Ma, ed è questo il bello, il giorno 5 ottobre del 1962, uscì nelle sale cinematografiche inglesi il primo film di “Bond, James Bond”. Pensate: in un solo giorno l’Inghilterra, che fino a quel momento era stata tradizionalista, vecchia, impolverata, legata al mito del suo passato splendore, diventò invece la patria di ogni ragazzo del mondo che voleva vivere la propria gioventù in maniera diversa.
L’Inghilterra che i giovani amavano era quella di Bond e della sua Aston Martin, un mondo veloce e elegante, come le giacche mod che indossavano i ragazzi di Sheperd’s Bush, o come le divise dei quattro Beatles, un mondo che con le tradizioni voleva avere poco a che fare, un mondo che era già nel futuro, con le invenzioni tecnologiche dell’arsenale dell’agente segreto al servizio di Sua Maestà, e con i suoni, i testi e le melodie dei “favolo0si quattro”.
Il 5 ottobre del 1962 il mondo fece un balzo in avanti straordinario e l’Inghilterra diventò, per tutto il resto degli anni Sessanta, il centro del mondo.
Licenza di uccidere.
di Gabriele Niola.
Un nome che non si fa mai tra quelli che hanno creato l’età dell’oro dei film di 007 è quello di Terence Young.
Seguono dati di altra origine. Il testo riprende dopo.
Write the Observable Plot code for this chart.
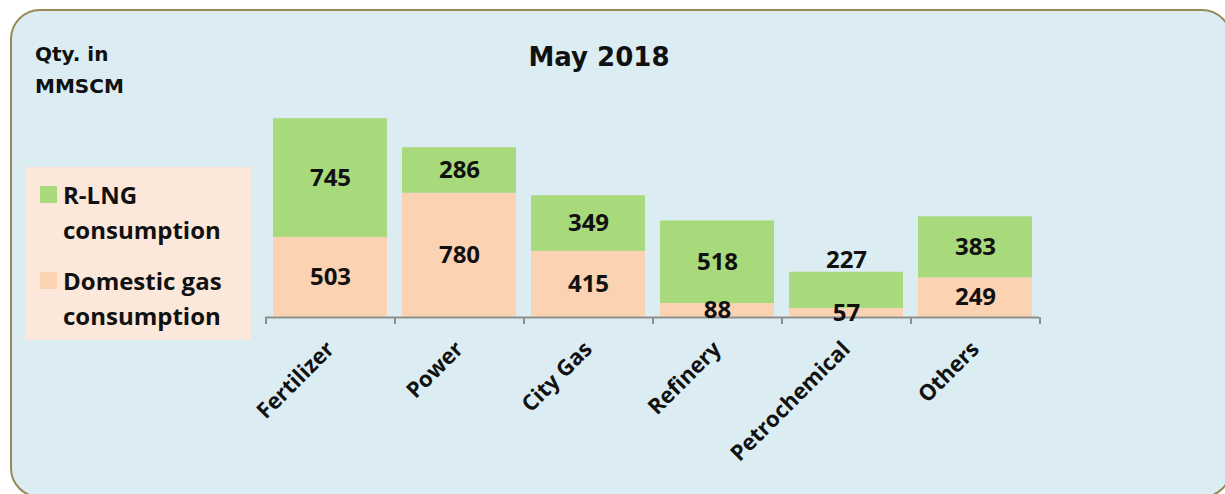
<!DOCTYPE html>
<html>
<head>
<meta charset="utf-8">
<script src="https://cdn.jsdelivr.net/npm/d3@7"></script>
<script src="https://cdn.jsdelivr.net/npm/@observablehq/plot@0.6"></script>
<style>
  html, body { margin: 0; padding: 0; background: #ffffff; }
  #wrap { position: relative; width: 1225px; height: 494px; overflow: hidden; }
  #box { position: absolute; left: 10px; top: 9px; width: 1222px; height: 489px; box-sizing: border-box;
         background: #dbedf3; border: 2px solid #968a55; border-radius: 30px; }
  #chart { position: absolute; left: 0; top: 0; }
  .unit { position: absolute; left: 35px; top: 38px; font-family: "DejaVu Sans", sans-serif; font-weight: bold;
          font-size: 20px; line-height: 32px; color: #111; }
  .title { position: absolute; left: 0; width: 1198px; top: 42px; text-align: center; font-family: "DejaVu Sans", sans-serif;
           font-weight: bold; font-size: 26px; color: #111; }
  #legend { position: absolute; left: 25px; top: 167px; width: 226px; height: 173px; background: #fce8db; }
  .item { position: absolute; left: 15px; }
  .sw { position: absolute; left: 0; width: 17px; height: 17px; }
  .lt { position: absolute; left: 23px; top: -9px; white-space: nowrap; font-family: "Open Sans", sans-serif; font-weight: bold;
        font-size: 24px; line-height: 35px; color: #111; }
</style>
</head>
<body>
<div id="wrap">
  <div id="box"></div>
  <div id="chart"></div>
  <div class="unit">Qty. in<br>MMSCM</div>
  <div class="title" id="title"></div>
  <div id="legend"></div>
</div>
<script>
const title = "May 2018";
const categories = ["Fertilizer", "Power", "City Gas", "Refinery", "Petrochemical", "Others"];
const seriesNames = ["Domestic gas consumption", "R-LNG consumption"];
const domestic = [503, 780, 415, 88, 57, 249];
const rlng = [745, 286, 349, 518, 227, 383];
const colors = ["#fbd3b3", "#a8d97b"];

document.getElementById("title").textContent = title;

const rows = [];
categories.forEach((c, i) => {
  rows.push({category: c, series: seriesNames[0], value: domestic[i]});
  rows.push({category: c, series: seriesNames[1], value: rlng[i]});
});

const W = 1225, H = 494, mL = 265, mR = 186, mT = 94, mB = 177;
const step = (W - mL - mR) / categories.length;
const isShifted = d => d.category === "Petrochemical" && d.series === seriesNames[1];

const chart = Plot.plot({
  width: W, height: H,
  marginLeft: mL, marginRight: mR, marginTop: mT, marginBottom: mB,
  style: {background: "transparent", fontFamily: "'Open Sans', sans-serif", color: "#111"},
  x: {domain: categories, paddingInner: 0.12, paddingOuter: 0.06, label: null},
  y: {domain: [0, 1400], axis: null},
  color: {domain: seriesNames, range: colors},
  marks: [
    Plot.barY(rows, {x: "category", y: "value", fill: "series", z: "series"}),
    Plot.ruleY([0], {stroke: "#8f8f8f", strokeWidth: 2}),
    Plot.ruleX(categories, {x: d => d, y1: 0, y2: 0, insetBottom: -7, dx: -step / 2, stroke: "#8f8f8f", strokeWidth: 2}),
    Plot.ruleX(categories.slice(-1), {x: d => d, y1: 0, y2: 0, insetBottom: -7, dx: step / 2, stroke: "#8f8f8f", strokeWidth: 2}),
    Plot.text(rows, Plot.stackY({x: "category", y: "value", z: "series",
      text: d => isShifted(d) ? "" : String(d.value),
      fontSize: 24, fontWeight: "bold", fill: "#111"})),
    Plot.text(rows, Plot.stackY({x: "category", y: "value", z: "series",
      text: d => isShifted(d) ? String(d.value) : "",
      dy: -30, fontSize: 24, fontWeight: "bold", fill: "#111"})),
    Plot.axisX({tickSize: 0, tickRotate: -45, tickPadding: 28, fontSize: 22, fontWeight: "bold", fill: "#111", label: null})
  ]
});
document.getElementById("chart").appendChild(chart);

const legend = document.getElementById("legend");
const legendLines = [["R-LNG", "consumption"], ["Domestic gas", "consumption"]];
const legendColors = [colors[1], colors[0]];
const legendTops = [19, 105];
legendLines.forEach((lines, i) => {
  const item = document.createElement("div");
  item.className = "item";
  item.style.top = legendTops[i] + "px";
  const sw = document.createElement("div");
  sw.className = "sw";
  sw.style.background = legendColors[i];
  item.appendChild(sw);
  const t = document.createElement("div");
  t.className = "lt";
  t.innerHTML = lines.join("<br>");
  item.appendChild(t);
  legend.appendChild(item);
});
</script>
</body>
</html>
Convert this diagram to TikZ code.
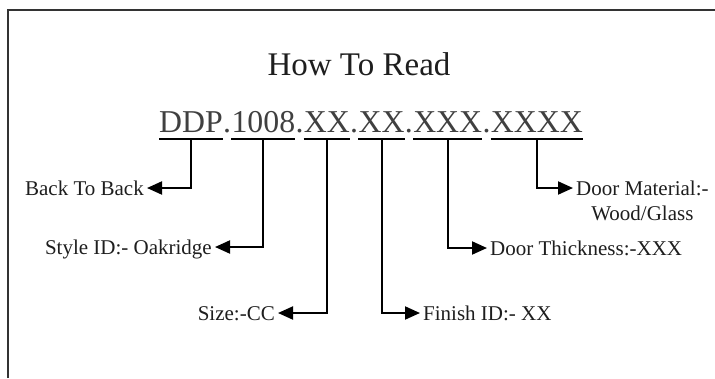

È stato il regista di Licenza d’Uccidere (Dr.No), Dalla Russia Con Amore e Thunderball, tre tra i migliori in assoluto, ed avendo fatto partire la serie con il primo film è anche quello che ha impostato il tono che tutti avrebbero copiato, quello stile chiaro e sobrio, in cui si alternano con gran ritmo sequenze d’azione in un numero e una coreografia che all’epoca non era usuale, con le parti “sentimentali” che in realtà sono puramente d’acchiappo di Bond.
Se 007 esisteva già nei libri di Fleming, Young ha creato il mondo Bond al cinema. Le location esotiche riprese senza fare cartoline, l’enfasi fantastica sui luoghi in cui lavorano e vivono i cattivi di Bond, sui loro tic e i loro mezzi.
Questo regista diplomato a Cambridge aveva capito una cosa che poi tutti hanno copiato, cioè che in questo tipo di film, come in tanti altri, i veri protagonisti sono i rivali di Bond e che per definirli e dargli personalità non si può imitare quel che viene fatto nei libri (ampie descrizioni, lunghi dialoghi) ma bisogna creare ambienti, arredamenti, costumi, aiutanti e dettagli visivi che parlino per loro.
Il mondo acquatico di Adolfo Celi come le maglie alla coreana del Dr. No, è quello che crea un mood strano, fantastico e avventuroso. Bond in fondo è un seduttore cosmopolita, invece i cattivi della Spectre vivono in una realtà assurda, lontana dalla nostra, fatta di quartier generali segreti e macchinari infernali. Bond, tra tutti, è quello normale! Loro sono il vero intrattenimento.